Artists often pay lip service to their fans, but unlike many of them Marino backs it up with action.
"The reason I started again with the concert recorded for 'RealLive!' goes back to when I accidentally found the www.mahoganyrush.com web site started by a fan named Willy Parsons. I was pleasantly surprised to see all the fans on there. I contacted Willy and soon I started joining in on chats and posts. Enough people finally convinced me to do what I thought was going to just be one gig," Marino says.
"I started participating in chats on the web site and answering e-mails. On my web site I post regularly on a wide variety of topics, like music, electronics and politics to things like outlines of my orthodox Christian religious beliefs and my fans and friends will have discussions about those issues and other things. My black address book is filled with names of people who were my fans and now they're my friends. To them I'm not 'Frank Marino,' I'm just Frank."

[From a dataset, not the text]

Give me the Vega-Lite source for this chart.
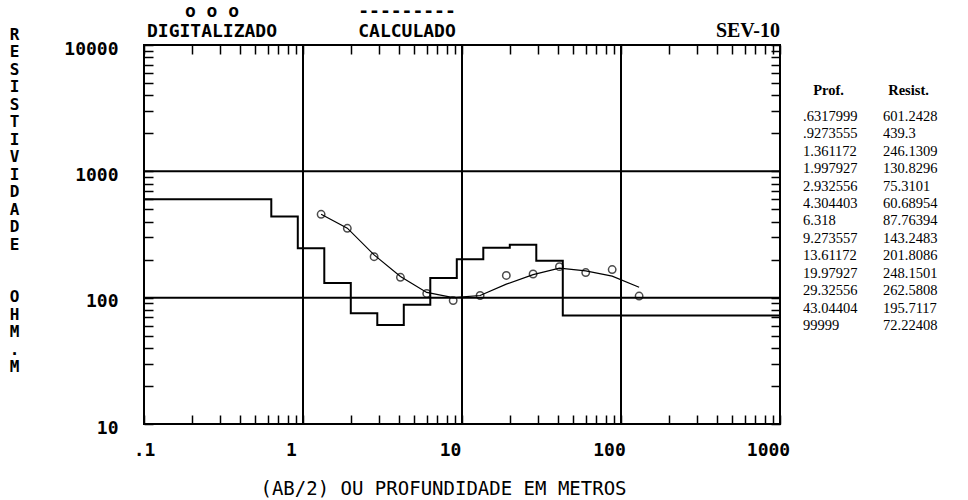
{
  "$schema": "https://vega.github.io/schema/vega-lite/v6.json",
  "background": "white",
  "padding": {"left": 7, "top": -6, "right": 0, "bottom": 0},
  "spacing": 5,
  "config": {
    "view": {"stroke": null},
    "font": "DejaVu Sans Mono",
    "axis": {
      "labelColor": "black",
      "titleColor": "black",
      "tickColor": "black",
      "labelFont": "DejaVu Sans Mono",
      "labelFontWeight": "bold",
      "labelFontSize": 18,
      "titleFont": "DejaVu Sans Mono",
      "labelOverlap": false,
      "labelFlush": false,
      "grid": false
    }
  },
  "datasets": {
    "camadas": [
      {"prof": ".6317999", "resist": "601.2428"},
      {"prof": ".9273555", "resist": "439.3"},
      {"prof": "1.361172", "resist": "246.1309"},
      {"prof": "1.997927", "resist": "130.8296"},
      {"prof": "2.932556", "resist": "75.3101"},
      {"prof": "4.304403", "resist": "60.68954"},
      {"prof": "6.318", "resist": "87.76394"},
      {"prof": "9.273557", "resist": "143.2483"},
      {"prof": "13.61172", "resist": "201.8086"},
      {"prof": "19.97927", "resist": "248.1501"},
      {"prof": "29.32556", "resist": "262.5808"},
      {"prof": "43.04404", "resist": "195.7117"},
      {"prof": "99999", "resist": "72.22408"}
    ],
    "modelo": [
      {"prof": 0.1, "resist": 601.2428},
      {"prof": 0.6317999, "resist": 601.2428},
      {"prof": 0.9273555, "resist": 439.3},
      {"prof": 1.361172, "resist": 246.1309},
      {"prof": 1.997927, "resist": 130.8296},
      {"prof": 2.932556, "resist": 75.3101},
      {"prof": 4.304403, "resist": 60.68954},
      {"prof": 6.318, "resist": 87.76394},
      {"prof": 9.273557, "resist": 143.2483},
      {"prof": 13.61172, "resist": 201.8086},
      {"prof": 19.97927, "resist": 248.1501},
      {"prof": 29.32556, "resist": 262.5808},
      {"prof": 43.04404, "resist": 195.7117},
      {"prof": 99999, "resist": 72.22408}
    ],
    "digitalizado": [
      {"ab2": 1.3, "rho": 457},
      {"ab2": 1.9, "rho": 354},
      {"ab2": 2.8, "rho": 211},
      {"ab2": 4.1, "rho": 145},
      {"ab2": 6, "rho": 108},
      {"ab2": 8.8, "rho": 95},
      {"ab2": 13, "rho": 104},
      {"ab2": 19, "rho": 150},
      {"ab2": 28, "rho": 154},
      {"ab2": 41, "rho": 176},
      {"ab2": 60, "rho": 158},
      {"ab2": 88, "rho": 167},
      {"ab2": 130, "rho": 103}
    ],
    "calculado": [
      {"ab2": 1.3, "rho": 457},
      {"ab2": 1.9, "rho": 355},
      {"ab2": 2.8, "rho": 218},
      {"ab2": 4.1, "rho": 147},
      {"ab2": 6, "rho": 110},
      {"ab2": 8.8, "rho": 100},
      {"ab2": 13, "rho": 104},
      {"ab2": 19, "rho": 128},
      {"ab2": 28, "rho": 152},
      {"ab2": 41, "rho": 171},
      {"ab2": 60, "rho": 163},
      {"ab2": 88, "rho": 148},
      {"ab2": 130, "rho": 121}
    ]
  },
  "hconcat": [
    {
      "width": 636,
      "height": 379,
      "view": {"stroke": "black", "strokeWidth": 2},
      "title": {
        "text": "SEV-10",
        "anchor": "end",
        "frame": "group",
        "font": "Liberation Serif",
        "fontSize": 20,
        "fontWeight": "bold",
        "color": "black",
        "offset": 6,
        "dy": 21
      },
      "layer": [
        {
          "data": {"values": [{"x": 1}, {"x": 10}, {"x": 100}]},
          "mark": {"type": "rule", "color": "black", "strokeWidth": 2},
          "encoding": {
            "x": {
              "field": "x",
              "type": "quantitative",
              "scale": {"type": "log", "domain": [0.1, 1000], "nice": false},
              "axis": {
                "orient": "top",
                "title": null,
                "labels": false,
                "domain": false,
                "tickSize": -9,
                "tickWidth": 1.5,
                "values": [0.1,0.2,0.3,0.4,0.5,0.6,0.7,0.8,0.9,1,2,3,4,5,6,7,8,9,10,20,30,40,50,60,70,80,90,100,200,300,400,500,600,700,800,900,1000]
              }
            }
          }
        },
        {
          "data": {"values": [{"y": 100}, {"y": 1000}]},
          "mark": {"type": "rule", "color": "black", "strokeWidth": 2},
          "encoding": {
            "y": {
              "field": "y",
              "type": "quantitative",
              "scale": {"type": "log", "domain": [10, 10000], "nice": false},
              "axis": {
                "orient": "right",
                "title": null,
                "labels": false,
                "domain": false,
                "tickSize": -9,
                "tickWidth": 1.5,
                "values": [10,20,30,40,50,60,70,80,90,100,200,300,400,500,600,700,800,900,1000,2000,3000,4000,5000,6000,7000,8000,9000,10000]
              }
            }
          }
        },
        {
          "data": {"name": "modelo"},
          "mark": {"type": "line", "interpolate": "step-before", "color": "black", "strokeWidth": 2, "clip": true},
          "encoding": {
            "x": {
              "field": "prof",
              "type": "quantitative",
              "axis": {
                "orient": "bottom",
                "domain": false,
                "tickSize": -9,
                "tickWidth": 1.5,
                "labelPadding": 26,
                "labelAlign": "center",
                "labelOffset": {"condition": {"test": "datum.value < 0.5", "value": 0}, "value": -12},
                "labelExpr": "datum.value == 0.1 ? '.1' : (indexof([1,10,100,1000], datum.value) >= 0 ? '' + datum.value : '')",
                "values": [0.1,0.2,0.3,0.4,0.5,0.6,0.7,0.8,0.9,1,2,3,4,5,6,7,8,9,10,20,30,40,50,60,70,80,90,100,200,300,400,500,600,700,800,900,1000],
                "title": "(AB/2) OU PROFUNDIDADE EM METROS",
                "titleFontSize": 19,
                "titleFontWeight": "normal",
                "titleBaseline": "middle",
                "titleAlign": "center",
                "titleX": 299,
                "titleY": 64
              }
            },
            "y": {
              "field": "resist",
              "type": "quantitative",
              "axis": {
                "orient": "left",
                "domain": false,
                "tickSize": -9,
                "tickWidth": 1.5,
                "labelPadding": 35,
                "labelOffset": 4,
                "labelExpr": "indexof([10,100,1000,10000], datum.value) >= 0 ? '' + datum.value : ''",
                "values": [10,20,30,40,50,60,70,80,90,100,200,300,400,500,600,700,800,900,1000,2000,3000,4000,5000,6000,7000,8000,9000,10000],
                "title": ["R","E","S","I","S","T","I","V","I","D","A","D","E","\u2800","\u2800","O","H","M",".","M"],
                "titleAngle": 0,
                "titleAlign": "center",
                "titleBaseline": "top",
                "titleFontSize": 16,
                "titleFontWeight": "bold",
                "titleLineHeight": 17.5,
                "titleX": -130,
                "titleY": -19
              }
            }
          }
        },
        {
          "data": {"name": "calculado"},
          "mark": {"type": "line", "strokeWidth": 1.2},
          "encoding": {
            "x": {"field": "ab2", "type": "quantitative", "axis": null},
            "y": {"field": "rho", "type": "quantitative", "axis": null},
            "color": {
              "datum": "CALCULADO",
              "scale": {"domain": ["DIGITALIZADO", "CALCULADO"], "range": ["black", "black"]},
              "legend": {
                "orient": "none",
                "legendX": 50,
                "legendY": -51,
                "direction": "horizontal",
                "title": null,
                "padding": 0,
                "symbolOpacity": 0,
                "symbolSize": 0,
                "symbolStrokeWidth": 0,
                "labelOffset": 0,
                "columnPadding": 80,
                "labelAlign": "center",
                "labelBaseline": "top",
                "labelFont": "DejaVu Sans Mono",
                "labelFontSize": 18,
                "labelFontWeight": "bold",
                "labelColor": "black",
                "labelLimit": 400,
                "labelExpr": "datum.label == 'DIGITALIZADO' ? ['o  o  o', 'DIGITALIZADO'] : ['---------', 'CALCULADO']"
              }
            }
          }
        },
        {
          "data": {"name": "digitalizado"},
          "mark": {"type": "point", "shape": "circle", "filled": false, "size": 55, "strokeWidth": 1.5},
          "encoding": {
            "x": {"field": "ab2", "type": "quantitative", "axis": null},
            "y": {"field": "rho", "type": "quantitative", "axis": null},
            "color": {"datum": "DIGITALIZADO"}
          }
        }
      ],
      "resolve": {"axis": {"x": "independent", "y": "independent"}}
    },
    {
      "width": 144,
      "height": 379,
      "data": {"name": "camadas"},
      "transform": [
        {"window": [{"op": "row_number", "as": "linha"}]},
        {"fold": ["prof", "resist"], "as": ["coluna", "valor"]}
      ],
      "mark": {"type": "text", "align": "left", "baseline": "middle", "dx": -25, "font": "Liberation Serif", "fontSize": 14.5, "color": "black"},
      "encoding": {
        "x": {
          "field": "coluna",
          "type": "nominal",
          "scale": {"type": "point", "padding": 0.4, "domain": ["prof", "resist"]},
          "axis": {
            "orient": "top",
            "title": null,
            "domain": false,
            "ticks": false,
            "labelAngle": 0,
            "labelPadding": -52,
            "labelFont": "Liberation Serif",
            "labelFontSize": 14.5,
            "labelFontWeight": "bold",
            "labelExpr": "datum.value == 'prof' ? 'Prof.' : 'Resist.'"
          }
        },
        "y": {
          "field": "linha",
          "type": "quantitative",
          "scale": {"domain": [-3.13, 18.63], "reverse": true, "nice": false, "zero": false},
          "axis": null
        },
        "text": {"field": "valor", "type": "nominal"}
      }
    }
  ]
}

Marino is happy to be just a normal guy, but let's be honest here: His guitar prowess is anything but normal. He started playing drums as a child and still retains formidable jazz chops, but his guitar skills are the result of a teen-age drug incident that spun into a widespread, false, Jimi Hendrix-based myth that spiraled out of control.
"I had a bad acid trip when I just 13 years old in July 1968. I ended up in a mental asylum. While I was recuperating I found an acoustic guitar there. I spent 15 hours a day playing it and I became quite proficient. When I got out, I started playing more and picked up the electric guitar. The music popular at that time was psychedelic music created by people like Jimi Hendrix and that's what mine sounded like," says Marino, who created the name Mahogany Rush to describe an acid trip.
"I made my first album, 'Maxoom,' at 16 in 1971 when somebody stuck me in a studio and told me I could produce the album and do anything I wanted. Soon a story came out that I claimed to have been inhabited by the spirit of Jimi Hendrix when I was in a coma in the hospital and that I had suddenly become a great guitar player. This is simply not true. Besides, I was in the hospital two years before Hendrix died and supposedly 'claimed' that his spirit entered me. At the time I didn't have a publicist or manager to help me deny the story, which took on a life of its own."
Marino's career took off but the Hendrix myth dogged him every step of the way. Musically, Marino often worked in a power-trio format but he prefers having a rhythm guitarist around. In years past, that role had been filled by his brother Vince Marino. And like Hendrix, Stevie Ray Vaughan and other guitar virtuosos before him, he sings out of necessity and not because he is enamored with his own voice.
"The reason I don't like the power-trio format is because I like to play blues and other songs around chord changes. I want to add color to those chord changes, but the music can only go in one direction with just bass guitar and drums behind you," says Marino. "A great rhythm guitarist is hard to find and keep in a band because the best ones also have to be able to play lead guitar, and if they can play lead guitar they often want to be out there fronting their own band. The main reason I sing is because if there was just a lead singer in the band, he'd be standing around a lot doing nothing while the long jams and solos were happening. I am more comfortable now singing and hearing my voice on tape."